Let us be equally clear that the central distinction between a government elect and a terrorist organisation is democracy – the former is founded upon it and bound by it, while the latter is not. Democracy in turn requires dialogue. It is this dialogue that is missing in Sri Lanka. The State media is defined today by a supine sycophancy. Government Ministers, and the President himself, are opposed to any discussion that runs counter to what they see, define and promote as the Truth. The emergence of a State in which all thought and action is framed and contained by an overarching Chintanaya seems nigh. The SLFP proposals need to be seen in this light and are essentially forward thinking but regressive at the same time. Shaped by a regressive Chintanaya the proposals are geared for a future scenario 3 years hence, when the Government, as they would have us believe, would have defeated the LTTE and by extension, command a large vote base in the South.

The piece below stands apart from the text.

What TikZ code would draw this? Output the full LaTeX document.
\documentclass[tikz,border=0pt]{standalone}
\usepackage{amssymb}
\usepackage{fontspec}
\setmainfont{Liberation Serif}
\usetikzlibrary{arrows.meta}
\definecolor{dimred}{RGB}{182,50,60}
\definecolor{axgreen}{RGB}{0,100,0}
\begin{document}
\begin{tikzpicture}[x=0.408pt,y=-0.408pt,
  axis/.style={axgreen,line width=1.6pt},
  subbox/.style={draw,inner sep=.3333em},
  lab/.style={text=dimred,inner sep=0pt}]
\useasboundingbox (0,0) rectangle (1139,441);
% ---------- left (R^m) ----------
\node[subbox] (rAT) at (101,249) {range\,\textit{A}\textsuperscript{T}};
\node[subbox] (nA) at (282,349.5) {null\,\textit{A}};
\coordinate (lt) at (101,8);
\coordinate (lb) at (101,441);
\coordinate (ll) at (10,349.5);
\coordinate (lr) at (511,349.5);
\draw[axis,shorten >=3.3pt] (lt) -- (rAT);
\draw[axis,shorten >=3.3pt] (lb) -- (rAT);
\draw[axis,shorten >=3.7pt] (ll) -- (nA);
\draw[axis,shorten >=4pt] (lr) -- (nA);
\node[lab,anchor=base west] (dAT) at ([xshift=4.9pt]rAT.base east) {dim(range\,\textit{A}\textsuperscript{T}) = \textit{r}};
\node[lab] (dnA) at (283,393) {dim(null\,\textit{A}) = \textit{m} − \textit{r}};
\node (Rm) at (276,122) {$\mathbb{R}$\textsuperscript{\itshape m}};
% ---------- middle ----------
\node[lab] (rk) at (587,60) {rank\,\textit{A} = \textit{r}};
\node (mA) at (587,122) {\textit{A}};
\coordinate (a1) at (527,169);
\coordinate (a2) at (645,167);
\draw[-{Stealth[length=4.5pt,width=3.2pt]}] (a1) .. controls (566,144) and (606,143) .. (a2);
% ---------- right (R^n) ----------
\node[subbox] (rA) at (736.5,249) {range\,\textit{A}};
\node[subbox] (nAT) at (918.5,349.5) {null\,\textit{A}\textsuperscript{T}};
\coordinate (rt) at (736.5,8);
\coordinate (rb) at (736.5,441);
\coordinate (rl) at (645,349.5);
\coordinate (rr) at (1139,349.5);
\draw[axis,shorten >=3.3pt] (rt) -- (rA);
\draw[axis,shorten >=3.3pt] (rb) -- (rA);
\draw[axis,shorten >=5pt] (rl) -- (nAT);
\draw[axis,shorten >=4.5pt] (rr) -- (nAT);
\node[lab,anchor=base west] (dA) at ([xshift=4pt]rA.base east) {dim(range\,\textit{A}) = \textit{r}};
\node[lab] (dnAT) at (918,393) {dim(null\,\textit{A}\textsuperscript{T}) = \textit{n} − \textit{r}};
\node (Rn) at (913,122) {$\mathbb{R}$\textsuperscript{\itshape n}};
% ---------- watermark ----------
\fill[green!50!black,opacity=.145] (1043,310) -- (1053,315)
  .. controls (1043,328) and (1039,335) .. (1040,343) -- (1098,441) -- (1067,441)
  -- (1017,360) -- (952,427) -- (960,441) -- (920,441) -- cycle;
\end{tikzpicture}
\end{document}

The SLFP proposals were to be the first real answer to the hubris of the LTTE’s ISGA. The proposals were to be some measure that this government was as interested in a political process to alleviate the suffering of the Tamil community in particular in the North and East through constitutional reforms meant to secure their rights and aspirations in a united Sri Lanka. The proposals were meant to secure the support of moderate Tamil political parties in Government, and also the critical support of civil society. The proposals were meant to establish the bona fides of the government to the international community, in that they were as committed to notions of human security in the long-term as they were to wresting control of land at present. In sum, the proposals were more than an affected legal document – it had to be a powerful encapsulation of this government’s imagination on the construction of a Sri Lanka sans violence and terrorism, addressing the root causes of social and political unrest through an unequivocal expression of the Federal Idea – that every single Tamil political party in Government, and the Karuna faction to boot, have publicly supported.

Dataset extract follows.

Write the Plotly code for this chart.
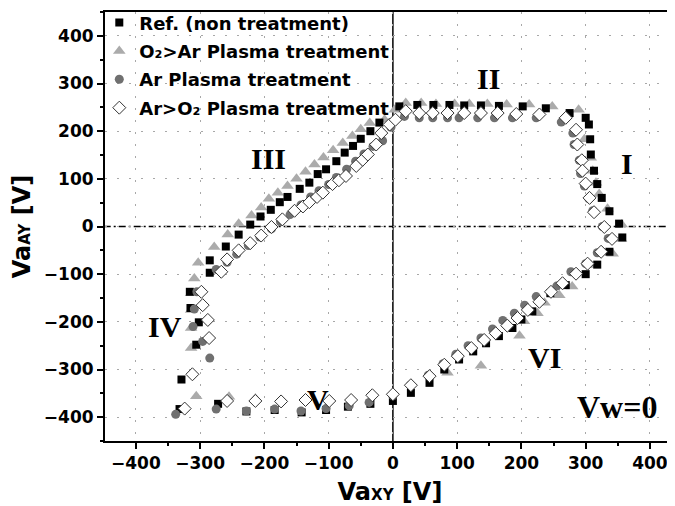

Regrettably, it is impossible to construct any progressive social debate on the proposals submitted. The Government’s stance that these proposals are open to discussion is disingenuous to say the least – it is akin to being served a patently rancid dish only to be told that the Chef is open to suggestions on how to cook better. If this Government cannot demonstrably come up with a set of proposals that aren’t so hysterically inane, it is evident that it has no idea of how to bring about a just and sustainable peace in Sri Lanka.

We are at a very dim stage of peacebuilding in Sri Lanka. Many have already expressed their dismay and disdain at these proposals. What isn’t captured adequately is the colossal waste of another opportunity to foster progressive debate and foment public support towards the attainment of peace in our lifetimes. Quite simply, a government that had the gall to publish proposals such as this displays a marked lack of understanding of the design of a process of peacebuilding that goes beyond military victories. On May Day 2007, we have merely accelerated our downward spiral into a vortex of violence.